For some years he nested in our yard in a water oak. But then one year he came, full of joy and singing only to find his summer housing and eateries had been replaced with people houses and bricked walks, lawns and gardens and paved streets. It's enough to make a tanager cry, and I think he did, for he left us and hasn't been back to nest since.

We have more to concern us though than whether he nests in our yard. Scientific reports show that tanagers, flycathers, orioles and vireos are drastically decreasing in numbers each year when they return to the States from their winter stays in the tropics. Why? Because their winter habitat -- Latin American forests -- are being destroyed at almost 100 acres a minute. These forests serve as the only home for more than half of the world's species of plants and animals, including birds.

When migrating birds arrive in the States each spring and find their nesting habitat destroyed, they go looking for other suitable sites just as our tanager has done for the past few years.

Both male and female are beautiful birds, though of different colors. He wears a solid red suit. The wings and tail are usually tinged with a grayish or brownish color, edged in red. The 7 1/2 inch male stays a rosy red all year. Females have a yellow-orange underpants with a light yellow-green back.

First year males look much like the female. Young males by their first spring are not fully red, but are a strange mixture of red and green patches. They mate in this color. Once on a birding walk along the edges of the Savannah River, we saw such a male tending young in the nest.

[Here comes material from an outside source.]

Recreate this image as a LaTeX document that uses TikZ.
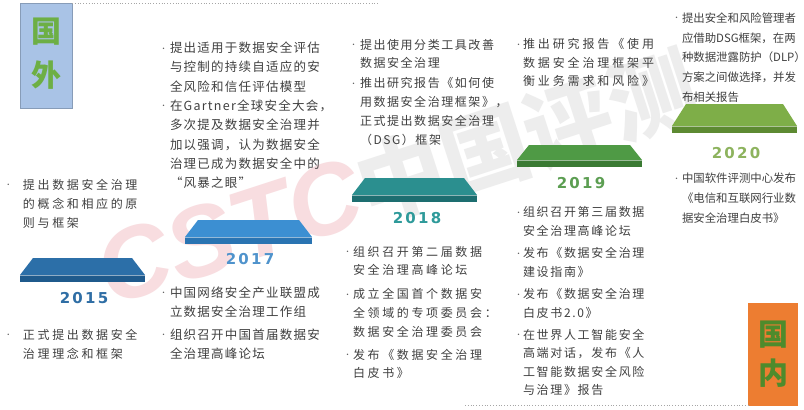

Of the 350 species of tanagers in the tropics, only five think it worthwhile to visit the States. Two species, the scarlet and summer, nest in the eastern United States.

The summer tanager is the only breeding tanager in our area. The scarlet migrates through the spring and fall and, of course, has the jet black wings and tail, a mark that easily distinguishes him from the summer.

To distinguish the summer tanager from the cardinal, a year-round resident, and often called the winter redbird, the summer is a smaller, more slender bird with protruding black eyes. And he has no crest. The tanager's bill is longer and more slender than the cardinal's red conical-shaped one.

We still have real estate in our yard for sale. We'll sell it for a song and a little grass and rootlet hangout.

May Is An Outdoors Month

Get ready for May! It is the time for getting out into the marshes and ponds and lake shores. These bodies of water are the most fascinating of the outdoors.

The root-stained, weed-grown, algae-brown waters of the marsh, the cattail-fringed pond, and the lush green necklace of willows and sedges around a blue lake harbor fascinating creatures.

There's just something about a body of water that lures man to it. Is it the timeless sound of the lake waves lapping against a stony shore, or the plant tangled shallows of a pond filled with creatures from insects to alligators, or fresh water ponds formed behind barren dunes on ocean beaches?

May! -- the time of wild strawberries, wild sweet william, wild ginger and wild geraniums, often called cranesbill because of the queer shape of its seed capsules. In the marsh skunk cabbages emerge, beautiful to view from a distance. Its foul odor belies its beauty.

Around swamps and ponds marsh marigolds glitter in the warm sun. The common dandelion is everywhere, its golden flowers enhancing weedy fields and roadsides.

This is the season when indigo buntings sing from lofty, leafless treetops, when meadowlarks sing along fence rows, when orchard orioles are spotted with long green grass lengths for the nest hanging at the tip end of a branch of water oak, and the yellow-breasted chat who you know is around by his grunts, screeches and snorting noises.

Bobolinks, from the pampas of Argentina on their way to northern nesting grounds, sweep over the ripening grain fields with tinkling melodies in their throats.

May is the time to see the striking scarlet tanager, with jet black wings and tail, on his way to more northern nesting grounds. Red-wing black birds throw camouflage aside and blaze crimson epaulets from every bending cattail stalk. Wafting over the gray water is their liquid song, "o-ka-leee, o-ka-leeee." The protective-colored dowdy female is busy nest building.

Look around. There's a common yellow-throat hiding in dense vegetation. You can hear him, "witchity, witchity, witchity," but you don't see him. Lisping among the pines and oaks hung with Spanish moss is a parula. These colorful tiny warblers love swamps, ponds and lake shores where they nest in a swinging swag of Spanish moss. The hooded warbler's haunts are swampy environments . . . low, heavily shaded woods with thick undergrowth. Damp woods around lakes and ponds are favored by this handsome yellow and black feathered beauty.

A great blue heron stalking along the shore of lapping lake water, or standing motionless in the brown water of a pond among reed grass and spatter-dock, is one of the most spectacular visitors of the water habitats.

May! Don't miss the show that's quickly pulling the curtain for the next scene -- summer.